Al-Nour, the largest Salafist party and the surprise winner of 25% of the seats in 2012, might be in a bit of a predicament as well. After early internal infighting, the party’s founder and organizational mastermind broke from the organization to begin yet another party, Al-Watan (The Homeland). Today, a significant percentage of Al-Nour’s base reportedly appears to disagree with the current leadership over the pragmatic stance the party has taken since the June 30 uprising and the military’s intervention against Morsi. It is also widely thought that much of the party’s Cairo base took part in the pro-Morsi rallies, suggesting a deep split with the leadership’s relatively friendly stance toward the political order that ensued after July 3. In the current environment, dominated by anti-Islamist rhetoric, the party might also find itself forced to (temporarily) moderate some of its political stances, which would further raise the ire of its base.

The party’s level of popular appeal is subject to much speculation. Independent voters are less likely to vote for a conservative Islamist party in the post-June 30 environment. In addition, many in the general Islamist voter base might be uncomfortable with Al-Nour’s political pragmatism and search for alternatives.

Meanwhile, Al-Wasat (The Center), a small moderate Islamist party, is primarily a Brotherhood offshoot that was initially somewhat distant from the Brotherhood but ended up being its strongest ally. It is in serious disarray following the apprehension of its top two, defining leaders and founders. Al-Raya (The Flag), a recently established salafist party primarily revolving around Hazem Salah Abu Ismail, a former presidential candidate, faces an uncertain future as its main figure and driving force is also currently being detained by the authorities. The remaining Islamist parties, including Jama’a Islamiyya’s Construction and Development and Al-Asala, arguably have largely benefited from the momentum of, and functioned in the shadow of, the two bigger Islamist parties. The fate of the FJP and Al-Nour will substantially affect theirs. Of course, some might make the opposite argument, contending that the party might benefit from Islamist voters looking for alternatives to the FJP and Al-Nour, but it is too soon to make that call without polling data. The Egyptian Current, described as centrist or moderate Islamist and founded primarily by reformist Brotherhood youth, is yet another party that appears to be stuck with limited appeal and power. Its Brotherhood background will prove to be heavy political baggage.

Survival and Reforms

Islamist parties are primarily challenged with survival by a post-June 30 environment hostile to them and therefore might find themselves, at the least, legally forced to amend their platforms if the new constitution bans religious parties. Assuming involvement in upcoming elections, they will have to move to lock in their voter bases, followed by certain-to-be difficult attempts to appeal to independent voters and repair damaged public images, especially given the absence of a sympathetic local mass media. Finding fresh representative faces would go a long way. They should, as much as possible, minimize direct confrontation with the new administration and the security establishment.

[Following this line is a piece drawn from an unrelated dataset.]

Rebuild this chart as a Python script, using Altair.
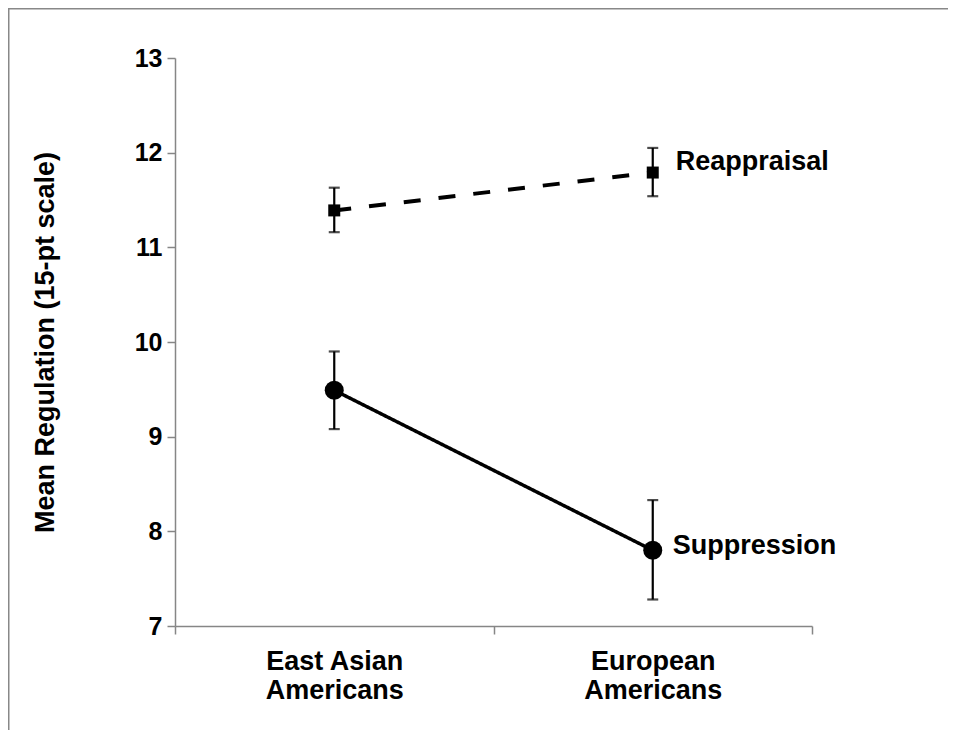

Secular-leaning parties have little option but to merge into fewer but more significant organizations, pooling resources and capacities while refining their rhetoric and programs. They too need fresh faces without political baggage who can rouse excitement. Outreach to rural areas is a matter of survival, not just growth, and direct contact with potential voters in such areas cannot be replaced by primary reliance on mass media.

Meanwhile, Egyptian political parties must fight for at least a mixed electoral system. A single-candidate system would be devastating to the efforts to build a multiparty democracy in Egypt.